つれなく言って、千鶴は信彦の携帯電話を開き、そのまま力任せにへし折ってしまった。
一瞬の出来事で、信彦は止める間もなかった。

「……! おま……お……!」

驚きのあまり唖然とする信彦に、千鶴は冷たく言い放った。

「私のことは放っておいてと言いましたでしょう。関わると、このようにお兄様の人生にとって良くないことが起こりますよ」
「……まあ、人間、携帯電話なんて無くても生きていけるしな」

信彦は昇天した携帯電話を手に、自分を納得させるように言った。

「しかし、相変わらず厳しいな、お前は」
「そう思うなら来るのをやめればいいでしょう」

かつては千鶴も兄の毎日の訪問を喜び、心待ちにしていた。
しかし、いつの頃からか、もう来ないでほしいと漏らすようになり、信彦に対して厳しい態度をとるようになったのだ。
読書が趣味とだけあって、言葉の回りは早く、毒舌はかなりの威力を誇る。
冗談では済まない嫌がらせをして、信彦を追い返そうとすることもある。
それでも信彦は毎日この病室に通い続けていた。

「……来たところで何があるわけでもないのに。本当、どうかしているんじゃないかしら」

小さく鼻を鳴らして、千鶴は顔を逸らす。
そのままベッドに横になってしまった。

「そこに居たいのなら勝手にしてください。ただ、席料として、私のつまらない話を聞いてもらいますからね」
「よしきた」
「今日は相談にのってもらおうかしら」
「おお、相談か。
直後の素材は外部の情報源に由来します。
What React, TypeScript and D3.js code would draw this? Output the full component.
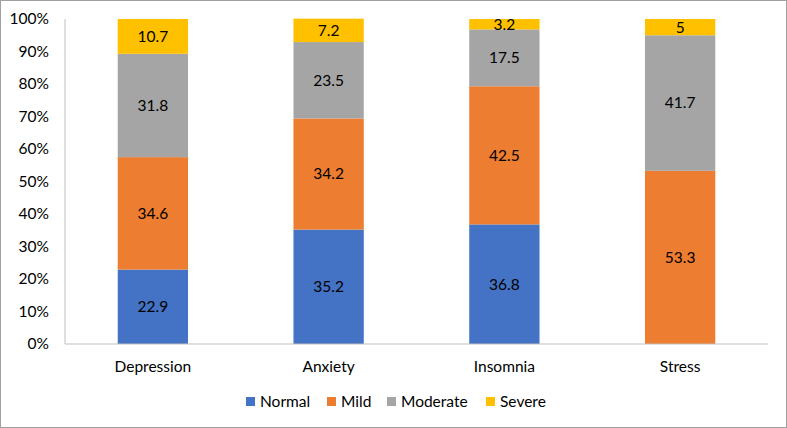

頼りにされてるみたいでちょっと嬉しいな」

笑顔を浮かべる信彦に、千鶴は言った。

「自分が嫌われていると気付かない人間に、嫌っていることを気付かせるにはどうしたらいいか、です。お兄様ならどうします?」
「……相変わらず厳しいね、お前は」

油断したところへの不意打ちに、信彦は正直傷ついてしまったが、それでも席を立つことは無かった。
しばらく無言で信彦を見詰めていた千鶴は、やがて小さくため息をつき、微笑を浮かべた。

「……お兄様、マゾなのかしらね」
「そういうわけじゃないんだけど……」

窓の外には、真っ白な雪が勢いを増して降り続いていた。